# Rain and Specks



## brentste (Dec 18, 2018)

Will all of this rain push the trout back out towards the salty water of the bays or are they positioned deep enough in the rivers to be unaffected?

What adjustments would you make from the after effects of all this rain?


----------



## SurfRidr (Apr 24, 2012)

I am not knowledgable enough to weigh in, but I am interested in this question as well... as the water stains up from the rain, and presumably gets a little less salty, does it change how you approach the winter fish?


----------



## GROUPERKING (Sep 28, 2011)

A combination of flooding rain and higher water temperatures have pretty much flushed them back out to saltier water. If water temperatures were lower they would have been forced to stay....but the water temperature today was 66° , and that allowed them to go find that salt. I tried again today and couldn't beg a bite. The coming cold fronts will bring them back.


----------



## barefoot (Nov 3, 2011)

I don't 100% agree with fresh water pushing specks out in the bay....salt water is heavier than fresh and there is a layer of salt water beneath the fresh and it's not unusual to catch specks way up river even after rains. To me...the shallower the body of water, the more effect rain has on it. 

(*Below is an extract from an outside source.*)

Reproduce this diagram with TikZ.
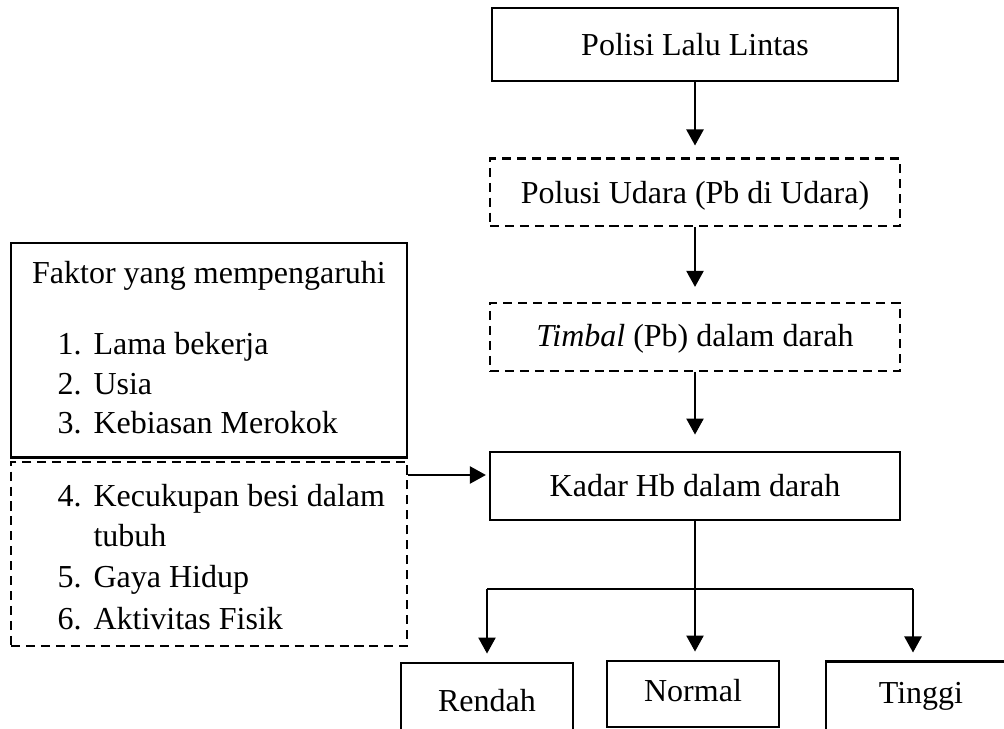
\documentclass[tikz,border=0pt]{standalone}
\usepackage{fontspec}
\setmainfont{Liberation Serif}
\usepackage{tikz}
\usetikzlibrary{arrows.meta,positioning,calc}

\tikzset{
  plainbox/.style={draw, line width=0.55pt, inner sep=0pt, anchor=base},
  boldbox/.style={plainbox, line width=1.1pt},
  dashbox/.style={plainbox, line width=1.1pt, dash pattern=on 3.4pt off 2.2pt},
  item/.style={inner sep=0pt, anchor=base west},
  link/.style={-{Triangle[length=6pt,width=6.5pt]}, line width=0.5pt},
}

\begin{document}
\begin{tikzpicture}[x=0.375pt, y=-0.375pt, font=\fontsize{12pt}{14pt}\selectfont]
    \useasboundingbox (0,0) rectangle (1004,729);
    \clip (0,0) rectangle (1004,729);

    % Main chain
    \node[plainbox, minimum width=152.25pt, text height=18pt, text depth=9.4pt] (polisi) at (695,56) {Polisi Lalu Lintas};
    \node[dashbox, minimum width=153.75pt, text height=16.9pt, text depth=8.25pt] (polusi) at (695,204) {Polusi Udara (Pb di Udara)};
    \node[dashbox, minimum width=153.75pt, text height=16.5pt, text depth=9pt] (timbal) at (695,347) {\textit{Timbal} (Pb) dalam darah};
    \node[boldbox, minimum width=153.75pt, text height=16.5pt, text depth=9pt] (kadar) at (695,496) {Kadar Hb dalam darah};

    \draw[link, shorten >=4.5pt] (polisi) -- (polusi);
    \draw[link, shorten >=5.5pt] (polusi) -- (timbal);
    \draw[link, shorten >=6pt] (timbal) -- (kadar);

    % Factors
    \node[boldbox, anchor=center, minimum width=148.5pt, minimum height=80.6pt] (faktor) at (209,350.5) {};
    \node[dashbox, anchor=center, minimum width=148.5pt, minimum height=69pt] (faktorlain) at (209,554) {};
    \node[inner sep=0pt, anchor=base] (judul) at (209,284) {Faktor yang mempengaruhi};
    \node[item] (n1) at (57,355) {1.};
    \node[item] (t1) at (93,355) {Lama bekerja};
    \node[item] (n2) at (57,395) {2.};
    \node[item] (t2) at (93,395) {Usia};
    \node[item] (n3) at (57,434) {3.};
    \node[item] (t3) at (93,434) {Kebiasan Merokok};
    \node[item] (n4) at (57,506) {4.};
    \node[item] (t4) at (93,506) {Kecukupan besi dalam};
    \node[item] (t4b) at (93,546) {tubuh};
    \node[item] (n5) at (57,587) {5.};
    \node[item] (t5) at (93,587) {Gaya Hidup};
    \node[item] (n6) at (57,629) {6.};
    \node[item] (t6) at (93,629) {Aktivitas Fisik};

    \coordinate (lvl) at (0,475);
    \draw[link, shorten >=1pt] (faktorlain.east |- lvl) -- (kadar.west |- lvl);

    % Categories
    \node[boldbox, minimum width=64.5pt, text height=18pt, text depth=13pt] (rendah) at (487,711) {Rendah};
    \node[boldbox, minimum width=64.5pt, text height=15pt, text depth=9.75pt] (normal) at (693,701) {Normal};
    \node[boldbox, minimum width=71.25pt, text height=15.4pt, text depth=15pt] (tinggi) at (921,703) {Tinggi};

    \coordinate (split) at (695,589);
    \coordinate (lsplit) at (487,589);
    \coordinate (rsplit) at (913,589);
    \draw[line width=0.5pt] (kadar.south -| split) -- (split);
    \draw[line width=0.5pt] (lsplit) -- (rsplit);
    \draw[link, shorten >=3pt] (lsplit) -- (rendah.north);
    \draw[link, shorten >=3pt] (split) -- (split |- normal.north);
    \draw[link, shorten >=3pt] (rsplit) -- (rsplit |- tinggi.north);
\end{tikzpicture}
\end{document}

There is one spot I fish that regardless of water quality, I can always catch fish there, even when the water tastes more fresh than salt...yes, I sip the water to see how salty it is. 

If you fish deep in the river, you can still catch specks...deep for specks in the river to me means holes that are deeper than 10 ft., my favorite all time big speck hot spot in the river is a drop-off from 4 ft. to over 20 ft. deep. I'll let a lure sink to the bottom and jig it back up to the boat. 

Most of my hits come in the 12-15 ft. range. 

Doing this in deep holes has resulted in my largest specks (28-1/8") to date and even larger ones lost at yak-side.

But, just my opinion...your individual results may vary.


----------



## lsucole (May 7, 2009)

To echo barefoot, water depth does have a lot to do with it.Over here in Louisiana we really deal with this especially in Venice. Quite often the muddy freshwater from the Miss. River will actually float on top of the clear saltwater in the canals and bayous off of the river and passes. What looks like a muddy canal may actually have clear saltwater underneath. The way you tell is to look at your propwash when idling thru a canal. You ca actually see the mixing of the two behind your boat. This also explains why it is fairly common to catch bass, reds, and specks all in the same bayou. The bass will be up top in the freshwater, the reds just underneath and the specks at the bottom


----------